At time certain the board adopted substantial HUD annual action‑plan amendments, approved a grandfathering approach for water/wastewater impact fees for applicants in the queue, and repealed and replaced a solicitation‑in‑roadways ordinance to be content neutral and enforceable for safety.

At its March 4 meeting the board of Hillsborough County took action on three public hearings scheduled for the morning.

HUD annual action plans (D1): Cheryl Howell, assistant county administrator for community impact, presented substantial amendments to the county's annual action plans for program years 2018–2023 to be submitted to HUD. Howell said the Affordable Housing Services office had properly noticed the hearing and that adopting the amendments had no fiscal impact. The board adopted the amendments and closed the public comment period after a brief public comment from Denise Herndon raising concerns about affordability and how funds are used.

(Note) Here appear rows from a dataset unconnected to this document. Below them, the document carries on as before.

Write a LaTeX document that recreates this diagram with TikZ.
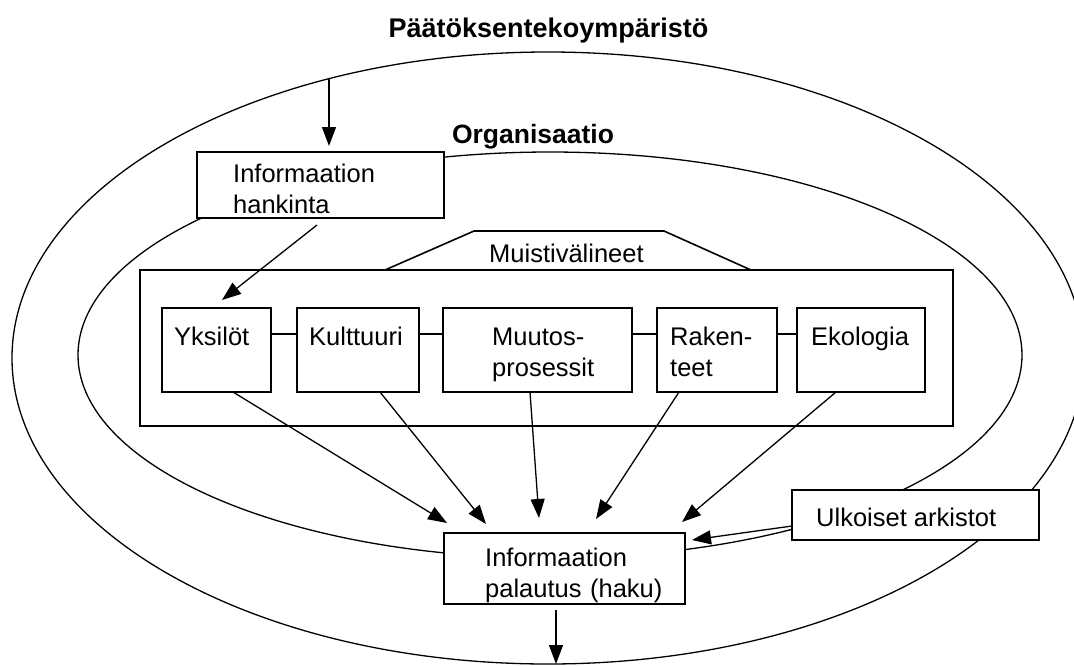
\documentclass[tikz,border=0pt]{standalone}
\usepackage{fontspec}
\setmainfont{Liberation Sans}
\usetikzlibrary{arrows.meta,calc}
\begin{document}
\begin{tikzpicture}[x=1pt,y=-1pt,
  box/.style={draw, line width=1.6pt, fill=white, inner sep=0pt, outer sep=0pt},
  ring/.style={line width=1.3pt},
  link/.style={line width=1.5pt},
  arr/.style={line width=1.3pt, -{Triangle[length=19pt,width=14pt]}},
  lbl/.style={anchor=base west, inner sep=0pt, font=\fontsize{25.5}{31}\selectfont},
  lbltwo/.style={lbl, text width=260pt, align=left},
  head/.style={anchor=base, inner sep=0pt, font=\bfseries\fontsize{27}{32}\selectfont},
]
\useasboundingbox (0,0) rectangle (1074,665);
\fill[white] (0,0) rectangle (1074,665);

% environment and organisation rings
\draw[ring] (548,358) ellipse [x radius=536pt, y radius=306pt];
\draw[ring] (550,355) ellipse [x radius=472pt, y radius=203pt];
\coordinate (envtop) at (329,79);
\coordinate (envbot) at (556,664);

% headings
\node[head] (envlbl) at (548.5,37) {Päätöksentekoympäristö};
\node[head, font=\bfseries\fontsize{26.5}{32}\selectfont] (orglbl) at (533,143) {Organisaatio};

% memory block with its tab
\node[box, minimum width=813pt, minimum height=156pt] (muisti) at (546.5,348) {};
\draw[line width=1.6pt] ([xshift=245pt]muisti.north west) -- ++(89,-39) -- ++(190,0)
  -- ([xshift=611pt]muisti.north west);
\node[lbl] (muistilbl) at (489,262) {Muistivälineet};

% memory components
\node[box, minimum width=109pt, minimum height=84pt] (yks) at (216.5,350) {};
\node[box, minimum width=122pt, minimum height=84pt] (kul) at (358,350) {};
\node[box, minimum width=189pt, minimum height=84pt] (muu) at (537.5,350) {};
\node[box, minimum width=120pt, minimum height=84pt] (rak) at (717,350) {};
\node[box, minimum width=128pt, minimum height=84pt] (eko) at (861,350) {};
\node[lbl] (ykslbl) at (174,345) {Yksilöt};
\node[lbl] (kullbl) at (309,345) {Kulttuuri};
\node[lbltwo] (muulbl) at (492,345) {Muutos-\\prosessit};
\node[lbltwo] (raklbl) at (670,345) {Raken-\\teet};
\node[lbl] (ekolbl) at (811,345) {Ekologia};

\draw[link] ([yshift=16pt]yks.east) -- ([yshift=16pt]kul.west);
\draw[link] ([yshift=16pt]kul.east) -- ([yshift=16pt]muu.west);
\draw[link] ([yshift=16pt]muu.east) -- ([yshift=16pt]rak.west);
\draw[link] ([yshift=16pt]rak.east) -- ([yshift=16pt]eko.west);

% acquisition, retrieval and external archives
\node[box, minimum width=247pt, minimum height=66pt] (hank) at (320.5,185) {};
\node[lbltwo] (hanklbl) at (233,182) {Informaation\\hankinta};
\node[box, minimum width=241pt, minimum height=71pt] (pal) at (564.5,568.5) {};
\node[lbltwo] (pallbl) at (485,566) {Informaation\\palautus (haku)};
\node[box, minimum width=247pt, minimum height=50pt] (ulk) at (915.5,515) {};
\node[lbl] (ulklbl) at (816,526) {Ulkoiset arkistot};

% flows
\draw[arr, shorten >=6pt] (envtop) -- (envtop |- hank.north);
\draw[arr] ([xshift=120pt,yshift=-7pt]hank.south west) -- ([xshift=60pt,yshift=8pt]yks.north west);
\draw[arr] ([xshift=71pt]yks.south west) -- ([xshift=3pt,yshift=10pt]pal.north west);
\draw[arr] ([xshift=83pt]kul.south west) -- ([xshift=42pt,yshift=9pt]pal.north west);
\draw[arr] ([xshift=87pt]muu.south west) -- ([xshift=95pt,yshift=15pt]pal.north west);
\draw[arr] ([xshift=22pt]rak.south west) -- ([xshift=152pt,yshift=14pt]pal.north west);
\draw[arr] ([xshift=39pt]eko.south west) -- ([xshift=238pt,yshift=11pt]pal.north west);
\draw[arr] ([yshift=14pt]ulk.south west) -- ([xshift=7pt,yshift=-7pt]pal.north east);
\draw[arr] ([xshift=112pt,yshift=-6pt]pal.south west) -- (envbot);
\end{tikzpicture}
\end{document}
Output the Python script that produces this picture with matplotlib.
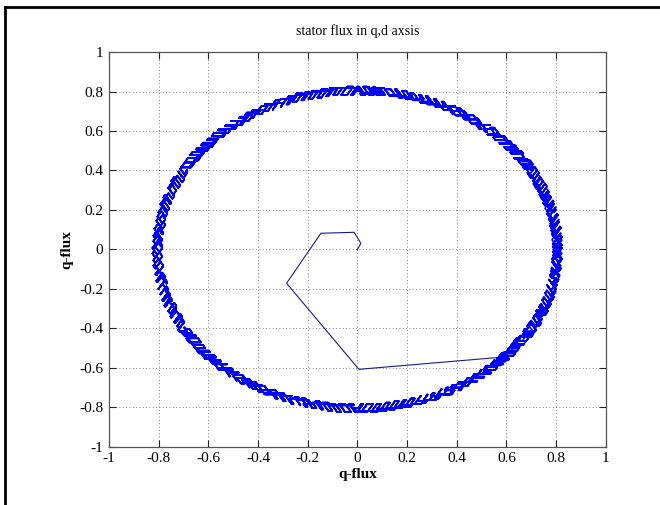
import numpy as np
import matplotlib
matplotlib.use('Agg')
import matplotlib.pyplot as plt
from matplotlib.lines import Line2D

plt.rcParams['font.family'] = ['Liberation Serif', 'DejaVu Serif']
plt.rcParams['axes.unicode_minus'] = False

# start-up part of the trajectory (d, q)
startup_d = [0.0, 0.014, -0.013, -0.147, -0.285, 0.006, 0.567]
startup_q = [0.0, 0.031, 0.087, 0.082, -0.171, -0.607, -0.547]

# steady state: hysteresis controlled flux circle
flux_ref = 0.805
flux_band = 0.017
torque_band = 0.014     # rad
vec_step = 0.008        # flux change per sample
omega_ref = 0.0021      # rad per sample
n_samples = 12000

ticks = [-1, -0.8, -0.6, -0.4, -0.2, 0, 0.2, 0.4, 0.6, 0.8, 1]
tick_labels = ['-1', '-0.8', '-0.6', '-0.4', '-0.2', '0', '0.2', '0.4', '0.6', '0.8', '1']


def dtc_locus(psi0):
    vecs = np.exp(1j * np.pi / 3 * np.arange(6))
    psi = psi0
    theta_ref = np.angle(psi0)
    inc = True
    fwd = True
    pts = [psi]
    for _ in range(n_samples):
        mag = abs(psi)
        ang = np.angle(psi)
        if mag < flux_ref - flux_band:
            inc = True
        elif mag > flux_ref + flux_band:
            inc = False
        err = np.angle(np.exp(1j * (theta_ref - ang)))
        if err > torque_band:
            fwd = True
        elif err < -torque_band:
            fwd = False
        k = int(np.floor((ang + np.pi / 6) / (np.pi / 3))) % 6
        if fwd:
            n = k + 1 if inc else k + 2
        else:
            n = k - 1 if inc else k - 2
        psi = psi + vec_step * vecs[n % 6]
        theta_ref += omega_ref
        pts.append(psi)
    return np.array(pts)


locus = dtc_locus(complex(startup_d[-1], startup_q[-1]))

fig = plt.figure(figsize=(6.6, 5.05), dpi=100, facecolor='white')
ax = fig.add_axes([0.165, 0.115, 0.753, 0.782])

ax.plot(startup_d, startup_q, color='#1a1a8c', linewidth=0.8)
ax.plot(locus.real, locus.imag, color='#0000ff', linewidth=1.1)

ax.set_xlim(-1, 1)
ax.set_ylim(-1, 1)
ax.set_xticks(ticks)
ax.set_xticklabels(tick_labels)
ax.set_yticks(ticks)
ax.set_yticklabels(tick_labels)
ax.tick_params(direction='in', length=5, top=True, right=True, labelsize=11,
               color='#222222', pad=4)
ax.grid(True, linestyle=(0, (1, 3)), color='#555555', linewidth=0.6)
for s in ax.spines.values():
    s.set_color('#555555')
    s.set_linewidth(0.9)

ax.set_title('stator flux in q,d axsis', fontsize=10, pad=12)
ax.set_xlabel('q-flux', fontsize=11, fontweight='bold', labelpad=2)
ax.set_ylabel('q-flux', fontsize=11, fontweight='bold', labelpad=4)

# frame around the figure (left and top edges)
fig.add_artist(Line2D([0.008, 0.008], [0, 0.986], color='black', linewidth=2,
                      transform=fig.transFigure))
fig.add_artist(Line2D([0.008, 1], [0.986, 0.986], color='black', linewidth=2,
                      transform=fig.transFigure))

fig.savefig('out.png', dpi=100, facecolor='white')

Water and wastewater impact fees (D2): County counsel and water resources staff described code changes to allow projects already in the county approval queue to keep the pre‑increase impact fee rate if they meet a sequence of milestones. Lisa Ray, director of water resources, summarized the path: a complete application received by the date the higher fees were voted on (roughly 17,000 ERCs estimated) can be grandfathered if the applicant receives a utility service request number by 03/22/2026, pays 1/6th of an accrued guaranteed revenue fee by the end of the fiscal year, and files a completed building permit application by 03/22/2028. The board approved the ordinance changes.

Solicitation and distribution ordinance (D3): Assistant county attorney Cameron Clark presented an ordinance repealing and replacing a 1991 county ordinance that restricted solicitation in roadways. Clark said a U.S. Supreme Court decision and subsequent rulings required reworking the ordinance language to be content neutral so that law enforcement can continue to address safety issues. Representatives from Tampa Police Department and Hillsborough County Sheriff's Office supported the change, citing pedestrian‑safety data. The board approved the replacement ordinance; staff and law enforcement discussed misdemeanor penalties (up to $500 fine and 60 days) and emphasized enforcement aimed at safety rather than incarceration.

Why it matters: The actions together reshape several programs: HUD plan amendments finalize programmatic updates for federal reporting; impact‑fee grandfathering protects in‑process projects from immediate fee increases but imposes milestone commitments; and the solicitation ordinance rewrite preserves local roadway safety enforcement within constitutional limits.

What's next: For impact fees, water resources and development services will monitor applications and notify eligible applicants of the required milestones and deadlines. The county attorney and law enforcement will collaborate on implementing the updated solicitation ordinance.